--- Exercise brief ---
Here is the task for the listing below: output exactly the lines from the one containing "Write a component" through the one containing "Chart.register(...registerables);", and leave out the pictures.

--- Supplied information ---
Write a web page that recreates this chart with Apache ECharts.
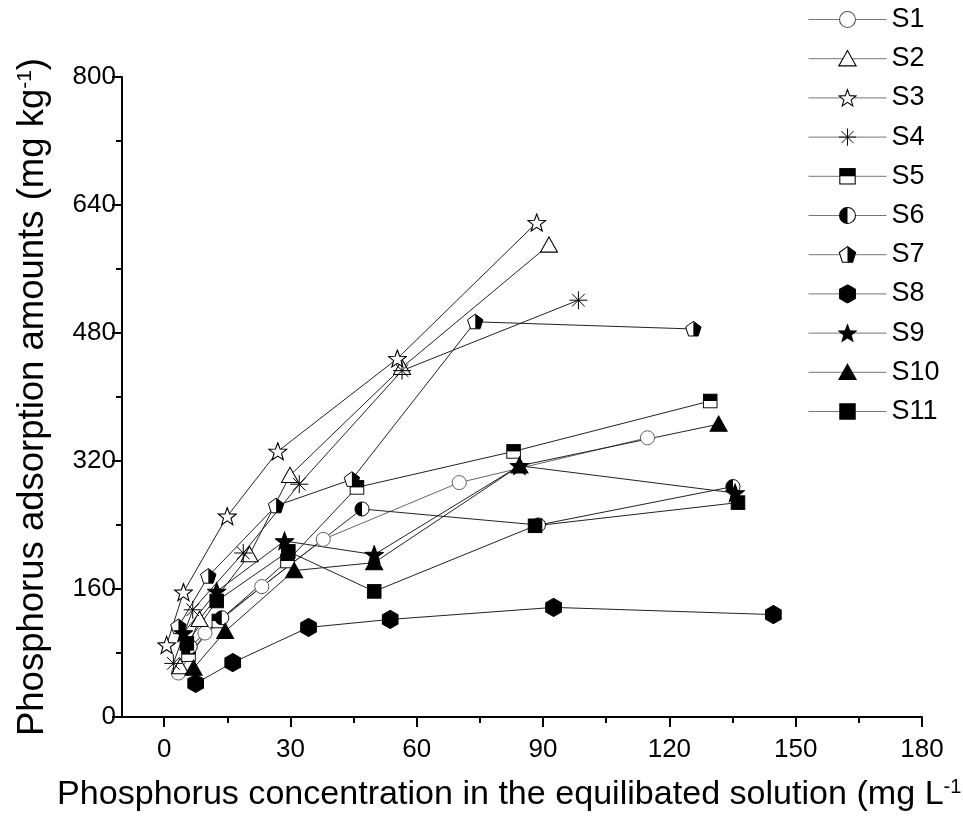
* * *
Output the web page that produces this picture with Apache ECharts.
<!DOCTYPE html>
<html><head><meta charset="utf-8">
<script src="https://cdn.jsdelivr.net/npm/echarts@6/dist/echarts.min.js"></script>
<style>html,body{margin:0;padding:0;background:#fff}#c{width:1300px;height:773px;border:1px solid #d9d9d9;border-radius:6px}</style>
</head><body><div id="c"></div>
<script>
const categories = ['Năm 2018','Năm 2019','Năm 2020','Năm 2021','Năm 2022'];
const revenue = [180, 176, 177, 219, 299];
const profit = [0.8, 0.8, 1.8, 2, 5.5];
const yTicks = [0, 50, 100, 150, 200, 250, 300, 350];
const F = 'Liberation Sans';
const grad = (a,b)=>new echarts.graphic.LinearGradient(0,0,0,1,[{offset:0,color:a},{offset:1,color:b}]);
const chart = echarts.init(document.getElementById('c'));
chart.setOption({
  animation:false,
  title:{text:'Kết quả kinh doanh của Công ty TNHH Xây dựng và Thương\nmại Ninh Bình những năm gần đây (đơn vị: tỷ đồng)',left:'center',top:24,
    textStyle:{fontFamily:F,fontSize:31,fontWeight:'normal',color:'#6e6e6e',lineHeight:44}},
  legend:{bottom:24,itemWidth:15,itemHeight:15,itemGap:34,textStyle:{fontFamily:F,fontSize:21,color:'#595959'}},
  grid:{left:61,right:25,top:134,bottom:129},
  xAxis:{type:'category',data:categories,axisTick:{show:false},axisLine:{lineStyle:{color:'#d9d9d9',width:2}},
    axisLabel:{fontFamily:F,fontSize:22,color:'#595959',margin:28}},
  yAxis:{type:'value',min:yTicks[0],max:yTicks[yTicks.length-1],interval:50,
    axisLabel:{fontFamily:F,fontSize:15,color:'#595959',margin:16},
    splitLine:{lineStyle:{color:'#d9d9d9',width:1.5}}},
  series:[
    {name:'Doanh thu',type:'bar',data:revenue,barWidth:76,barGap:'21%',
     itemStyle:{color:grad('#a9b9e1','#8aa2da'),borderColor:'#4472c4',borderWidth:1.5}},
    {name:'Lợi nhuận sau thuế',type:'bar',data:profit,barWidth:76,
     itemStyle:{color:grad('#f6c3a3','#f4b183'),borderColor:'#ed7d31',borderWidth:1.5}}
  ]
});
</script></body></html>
--
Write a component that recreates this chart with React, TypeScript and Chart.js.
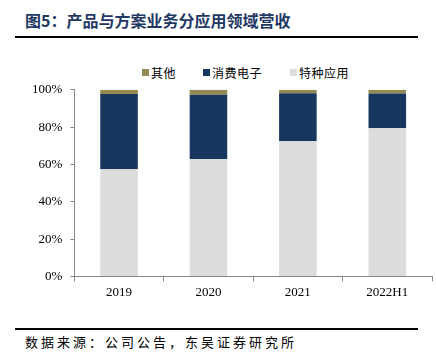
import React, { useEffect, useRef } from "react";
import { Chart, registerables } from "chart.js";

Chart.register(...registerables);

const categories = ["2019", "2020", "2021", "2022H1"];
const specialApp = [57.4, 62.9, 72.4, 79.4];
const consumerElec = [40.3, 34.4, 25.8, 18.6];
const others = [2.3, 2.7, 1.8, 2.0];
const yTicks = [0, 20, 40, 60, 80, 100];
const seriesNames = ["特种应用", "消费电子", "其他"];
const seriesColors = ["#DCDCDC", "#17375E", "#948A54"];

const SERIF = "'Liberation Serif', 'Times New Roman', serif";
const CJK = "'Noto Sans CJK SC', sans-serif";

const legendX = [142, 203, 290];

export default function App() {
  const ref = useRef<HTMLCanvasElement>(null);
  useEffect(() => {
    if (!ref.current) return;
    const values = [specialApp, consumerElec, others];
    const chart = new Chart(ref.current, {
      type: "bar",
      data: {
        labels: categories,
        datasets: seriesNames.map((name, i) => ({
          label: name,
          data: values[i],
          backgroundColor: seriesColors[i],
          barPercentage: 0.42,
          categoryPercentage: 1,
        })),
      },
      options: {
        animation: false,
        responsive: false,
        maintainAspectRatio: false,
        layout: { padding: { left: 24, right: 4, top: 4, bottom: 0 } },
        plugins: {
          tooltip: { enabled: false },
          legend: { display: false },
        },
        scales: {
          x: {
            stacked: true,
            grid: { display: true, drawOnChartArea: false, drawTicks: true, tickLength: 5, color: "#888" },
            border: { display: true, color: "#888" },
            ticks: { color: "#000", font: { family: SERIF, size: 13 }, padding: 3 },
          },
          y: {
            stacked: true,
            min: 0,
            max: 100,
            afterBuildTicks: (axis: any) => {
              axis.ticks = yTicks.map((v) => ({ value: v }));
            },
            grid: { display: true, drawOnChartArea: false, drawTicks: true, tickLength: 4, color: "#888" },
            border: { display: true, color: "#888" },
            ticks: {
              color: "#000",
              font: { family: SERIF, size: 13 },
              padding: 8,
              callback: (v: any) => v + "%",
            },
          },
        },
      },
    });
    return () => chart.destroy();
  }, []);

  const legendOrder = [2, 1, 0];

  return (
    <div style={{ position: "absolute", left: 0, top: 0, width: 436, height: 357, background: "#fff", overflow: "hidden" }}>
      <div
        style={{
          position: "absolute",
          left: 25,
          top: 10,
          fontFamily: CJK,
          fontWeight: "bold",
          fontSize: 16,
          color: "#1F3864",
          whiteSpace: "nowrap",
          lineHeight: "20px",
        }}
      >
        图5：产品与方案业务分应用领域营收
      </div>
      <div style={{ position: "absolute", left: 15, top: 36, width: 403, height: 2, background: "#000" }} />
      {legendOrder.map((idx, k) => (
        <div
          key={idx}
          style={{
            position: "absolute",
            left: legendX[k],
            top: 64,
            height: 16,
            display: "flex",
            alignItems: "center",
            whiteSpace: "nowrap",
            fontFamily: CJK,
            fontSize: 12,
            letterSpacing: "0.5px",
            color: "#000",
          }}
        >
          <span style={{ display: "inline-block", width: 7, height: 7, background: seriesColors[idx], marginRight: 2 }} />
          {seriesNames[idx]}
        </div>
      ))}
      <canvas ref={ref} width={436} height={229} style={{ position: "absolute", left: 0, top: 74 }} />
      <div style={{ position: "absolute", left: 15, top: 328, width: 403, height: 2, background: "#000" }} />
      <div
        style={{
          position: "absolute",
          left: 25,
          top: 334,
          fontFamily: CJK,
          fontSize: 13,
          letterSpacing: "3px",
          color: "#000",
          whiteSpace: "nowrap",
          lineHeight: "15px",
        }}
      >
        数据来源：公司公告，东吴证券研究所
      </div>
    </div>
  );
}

--- Task solution ---
Write a component that recreates this chart with React, TypeScript and Chart.js.
import React, { useEffect, useRef } from "react";
import { Chart, registerables } from "chart.js";

Chart.register(...registerables);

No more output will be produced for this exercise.